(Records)
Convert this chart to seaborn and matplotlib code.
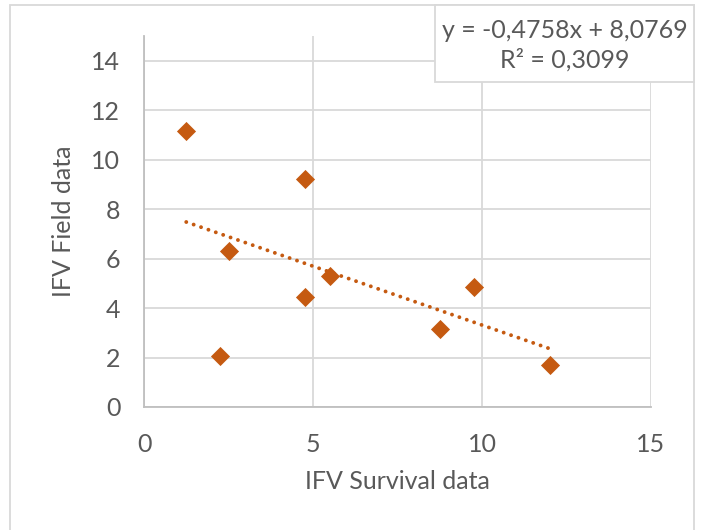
import matplotlib.pyplot as plt
import matplotlib.patches as mpatches
import numpy as np
import pandas as pd
import seaborn as sns

survival = [1.25, 4.75, 2.5, 5.5, 4.75, 9.75, 8.75, 2.25, 12.0]
field = [11.15, 9.2, 6.3, 5.3, 4.45, 4.85, 3.15, 2.05, 1.7]
eq_text = 'y = -0,4758x + 8,0769'
r2_text = 'R² = 0,3099'

df = pd.DataFrame({'IFV Survival data': survival, 'IFV Field data': field})

sns.set_style('white')
plt.rcParams['font.family'] = ['Lato', 'DejaVu Sans']

orange = '#C55A11'
grey_txt = '#595959'
fs = 18

fig = plt.figure(figsize=(7.04, 5.30), dpi=100)
ax = fig.add_axes([144/704, 1 - 407/530, (651-144)/704, (407-36)/530])

# trendline (linear fit)
k, b = np.polyfit(df['IFV Survival data'], df['IFV Field data'], 1)
xs = np.array([df['IFV Survival data'].min(), df['IFV Survival data'].max()])
ax.plot(xs, k*xs + b, color=orange, lw=2.8, linestyle=(0, (0.01, 2.0)),
        dash_capstyle='round', zorder=2)

sns.scatterplot(data=df, x='IFV Survival data', y='IFV Field data', marker='D',
                s=95, color=orange, edgecolor=orange, linewidth=0, ax=ax, zorder=3)

ax.set_xlim(0, 15)
ax.set_ylim(0, 15)
ax.set_xticks([0, 5, 10, 15])
ax.set_yticks(range(0, 15, 2))
ax.grid(True, color='#D9D9D9', lw=1.3)
ax.set_axisbelow(True)
for s in ['top', 'right']:
    ax.spines[s].set_visible(False)
for s in ['left', 'bottom']:
    ax.spines[s].set_color('#BFBFBF')
    ax.spines[s].set_linewidth(1.3)
ax.tick_params(length=0, labelsize=fs, colors=grey_txt, pad=17)
ax.tick_params(axis='x', pad=19)
ax.set_xlabel('IFV Survival data', fontsize=fs, color=grey_txt, labelpad=10)
ax.set_ylabel('IFV Field data', fontsize=fs, color=grey_txt, labelpad=12)

# chart border
fig.patches.append(mpatches.Rectangle((10/704, -0.1), (694-10)/704, 1.1 - 5/530,
                                      transform=fig.transFigure, fill=False,
                                      ec='#D9D9D9', lw=1.3))
# equation box
fig.patches.append(mpatches.Rectangle((435/704, 1 - 82/530), (694-435)/704, (82-5)/530,
                                      transform=fig.transFigure, fc='white',
                                      ec='#D9D9D9', lw=1.3, zorder=5))
fig.text(565/704, 1 - 30/530, eq_text, ha='center', va='center', fontsize=fs,
         color=grey_txt, zorder=6)
fig.text(565/704, 1 - 60/530, r2_text, ha='center', va='center', fontsize=fs,
         color=grey_txt, zorder=6)

plt.savefig('out.png', dpi=100)
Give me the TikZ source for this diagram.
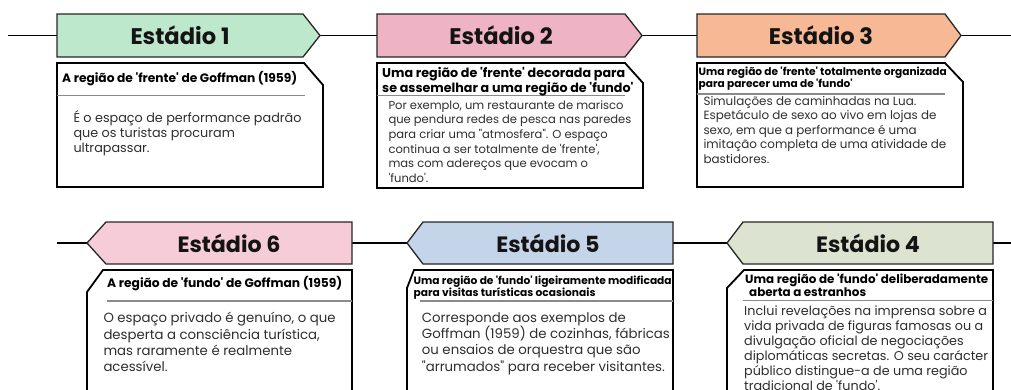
\documentclass[tikz,border=0pt]{standalone}
\usepackage{fontspec}
\setmainfont{Poppins}[Ligatures=TeXOff]
\definecolor{cgreen}{HTML}{BDE8CB}
\definecolor{cpink}{HTML}{EEB3C5}
\definecolor{cpeach}{HTML}{F7B995}
\definecolor{clpink}{HTML}{F6CCD8}
\definecolor{cblue}{HTML}{C4D4E9}
\definecolor{csage}{HTML}{DCE3D1}
\definecolor{csep}{HTML}{8A8A8A}
\definecolor{ctext}{HTML}{2E2E2E}
\newcommand\fl{\rule{0pt}{16pt}}
\newbox\fitbox
\newcommand\fitto[3]{\setbox\fitbox=\hbox{\fontsize{10pt}{10pt}\selectfont #2}%
  \pgfmathsetmacro\fitfs{10*#1/\wd\fitbox}\fontsize{\fitfs pt}{#3pt}\selectfont}
\tikzset{
  banner/.style={draw=black!85, line width=1.3pt, line join=miter},
  infobox/.style={draw=black, line width=1.8pt, fill=white, line join=miter},
  tline/.style={draw=black, line width=1.4pt},
  sepline/.style={draw=csep, line width=1.4pt},
  title/.style={inner sep=0pt, text=black!92},
  head/.style={inner sep=0pt, anchor=north west, align=left},
  body/.style={text=ctext, inner sep=0pt, anchor=north west, align=left},
}
\begin{document}
\begin{tikzpicture}[x=1pt,y=-1pt]
\useasboundingbox (0,0) rectangle (1011,389);
\clip (0,0) rectangle (1011,389);
% timeline coordinates
\coordinate (t0) at (8,35.5);
\coordinate (b1L) at (57,35.5);
\coordinate (b1R) at (320,35.5);
\coordinate (b2L) at (377,35.5);
\coordinate (b2R) at (642,35.5);
\coordinate (b3L) at (697,35.5);
\coordinate (b3R) at (961,35.5);
\coordinate (t9) at (1011,35.5);
\coordinate (u0) at (57,243);
\coordinate (b6L) at (87,243);
\coordinate (b6R) at (352,243);
\coordinate (b5L) at (407,243);
\coordinate (b5R) at (673,243);
\coordinate (b4L) at (727,243);
\coordinate (b4R) at (993,243);
\coordinate (u9) at (1011,243);
\draw[tline] (t0) -- (b1L) (b1R) -- (b2L) (b2R) -- (b3L) (b3R) -- (t9);
\draw[tline] (u0) -- (b6L) (b6R) -- (b5L) (b5R) -- (b4L) (b4R) -- (u9);
% banners
\draw[banner, fill=cgreen] (57,14) -- (303,14) -- (b1R) -- (303,57) -- (57,57) -- cycle;
\draw[banner, fill=cpink] (377,14) -- (625,14) -- (b2R) -- (625,57) -- (377,57) -- cycle;
\draw[banner, fill=cpeach] (697,14) -- (945,14) -- (b3R) -- (945,57) -- (697,57) -- cycle;
\draw[banner, fill=clpink] (106,222) -- (352,222) -- (352,264) -- (106,264) -- (b6L) -- cycle;
\draw[banner, fill=cblue] (423,222) -- (673,222) -- (673,264) -- (423,264) -- (b5L) -- cycle;
\draw[banner, fill=csage] (743,222) -- (993,222) -- (993,264) -- (743,264) -- (b4L) -- cycle;
\node[title, font={\bfseries\fitto{99}{Estádio 1}{24}}] (n1) at (180,35.5) {Estádio 1};
\node[title, font={\bfseries\fitto{99}{Estádio 1}{24}}] (n2) at (501,35.5) {Estádio 2};
\node[title, font={\bfseries\fitto{99}{Estádio 1}{24}}] (n3) at (821,35.5) {Estádio 3};
\node[title, font={\bfseries\fitto{103}{Estádio 6}{24}}] (n6) at (229,243) {Estádio 6};
\node[title, font={\bfseries\fitto{103}{Estádio 6}{24}}] (n5) at (548,243) {Estádio 5};
\node[title, font={\bfseries\fitto{103}{Estádio 6}{24}}] (n4) at (868,243) {Estádio 4};
% boxes
\draw[infobox] (57,63) -- (304,63) -- (323,85) -- (323,187) -- (57,187) -- cycle;
\draw[infobox] (377,63) -- (625,63) -- (643,83) -- (643,188) -- (377,188) -- cycle;
\draw[infobox] (697,63) -- (945,63) -- (963,82) -- (963,187) -- (697,187) -- cycle;
\draw[infobox] (103,270) -- (352,270) -- (352,400) -- (87,400) -- (87,292) -- cycle;
\draw[infobox] (414,270) -- (673,270) -- (673,400) -- (407,400) -- (407,288) -- cycle;
\draw[infobox] (744,270) -- (993,270) -- (993,400) -- (727,400) -- (727,288) -- cycle;
% separators
\draw[sepline] (57,95.5) -- (305,95.5);
\draw[sepline] (377,95.5) -- (625,95.5);
\draw[sepline] (697,94) -- (945,94);
\draw[sepline] (107,301) -- (352,301);
\draw[sepline] (420,301) -- (673,301);
\draw[sepline] (743,300.5) -- (993,300.5);
% headers
\node[head, font={\bfseries\fitto{235}{A região de 'frente' de Goffman (1959)}{12}}] (h1) at (62,82-16) {\fl A região de 'frente' de Goffman (1959)};
\node[head, font={\bfseries\fitto{243}{Uma região de 'frente' decorada para}{12}}] (h2) at (382,77.5-16) {\fl Uma região de 'frente' decorada para\\se assemelhar a uma região de 'fundo'};
\node[head, font={\bfseries\fitto{248}{Uma região de 'frente' totalmente organizada}{10.5}}] (h3) at (698.5,75-16) {\fl Uma região de 'frente' totalmente organizada\\para parecer uma de 'fundo'};
\node[head, font={\bfseries\fitto{235}{A região de 'fundo' de Goffman (1959)}{12}}] (h6) at (107,287-16) {\fl A região de 'fundo' de Goffman (1959)};
\node[head, font={\bfseries\fitto{258}{Uma região de 'fundo' ligeiramente modificada}{12.5}}] (h5) at (413.5,284-16) {\fl Uma região de 'fundo' ligeiramente modificada\\para visitas turísticas ocasionais};
\node[head, font={\bfseries\fitto{243}{Uma região de 'fundo' deliberadamente}{13}}] (h4) at (745,283-16) {\fl Uma região de 'fundo' deliberadamente\\\hspace{4pt}aberta a estranhos};
% bodies
\node[body, font={\fitto{228}{É o espaço de performance padrão}{15}}] (d1) at (73.3,122-16) {\fl É o espaço de performance padrão\\que os turistas procuram\\ultrapassar.};
\node[body, font={\fitto{235}{Por exemplo, um restaurante de marisco}{14.6}}] (d2) at (388.3,109-16) {\fl Por exemplo, um restaurante de marisco\\que pendura redes de pesca nas paredes\\para criar uma "atmosfera". O espaço\\continua a ser totalmente de 'frente',\\mas com adereços que evocam o\\'fundo'.};
\node[body, font={\fitto{233}{Espetáculo de sexo ao vivo em lojas de}{14.5}}] (d3) at (703.3,105-16) {\fl Simulações de caminhadas na Lua.\\Espetáculo de sexo ao vivo em lojas de\\sexo, em que a performance é uma\\imitação completa de uma atividade de\\bastidores.};
\node[body, font={\fitto{232}{O espaço privado é genuíno, o que}{16.3}}] (d6) at (103.3,322.5-16) {\fl O espaço privado é genuíno, o que\\desperta a consciência turística,\\mas raramente é realmente\\acessível.};
\node[body, font={\fitto{248}{Goffman (1959) de cozinhas, fábricas}{16.3}}] (d5) at (421.7,322-16) {\fl Corresponde aos exemplos de\\Goffman (1959) de cozinhas, fábricas\\ou ensaios de orquestra que são\\"arrumados" para receber visitantes.};
\node[body, font={\fitto{239}{vida privada de figuras famosas ou a}{14.9}}] (d4) at (744,315.5-16) {\fl Inclui revelações na imprensa sobre a\\vida privada de figuras famosas ou a\\divulgação oficial de negociações\\diplomáticas secretas. O seu carácter\\público distingue-a de uma região\\tradicional de 'fundo'.};
\end{tikzpicture}
\end{document}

Aim: Give the lines again word for word, from the start of the records to the line holding "dash_capstyle='round', zorder=2)", both included, and leave out any picture.

In response:
Convert this chart to seaborn and matplotlib code.
import matplotlib.pyplot as plt
import matplotlib.patches as mpatches
import numpy as np
import pandas as pd
import seaborn as sns

survival = [1.25, 4.75, 2.5, 5.5, 4.75, 9.75, 8.75, 2.25, 12.0]
field = [11.15, 9.2, 6.3, 5.3, 4.45, 4.85, 3.15, 2.05, 1.7]
eq_text = 'y = -0,4758x + 8,0769'
r2_text = 'R² = 0,3099'

df = pd.DataFrame({'IFV Survival data': survival, 'IFV Field data': field})

sns.set_style('white')
plt.rcParams['font.family'] = ['Lato', 'DejaVu Sans']

orange = '#C55A11'
grey_txt = '#595959'
fs = 18

fig = plt.figure(figsize=(7.04, 5.30), dpi=100)
ax = fig.add_axes([144/704, 1 - 407/530, (651-144)/704, (407-36)/530])

# trendline (linear fit)
k, b = np.polyfit(df['IFV Survival data'], df['IFV Field data'], 1)
xs = np.array([df['IFV Survival data'].min(), df['IFV Survival data'].max()])
ax.plot(xs, k*xs + b, color=orange, lw=2.8, linestyle=(0, (0.01, 2.0)),
        dash_capstyle='round', zorder=2)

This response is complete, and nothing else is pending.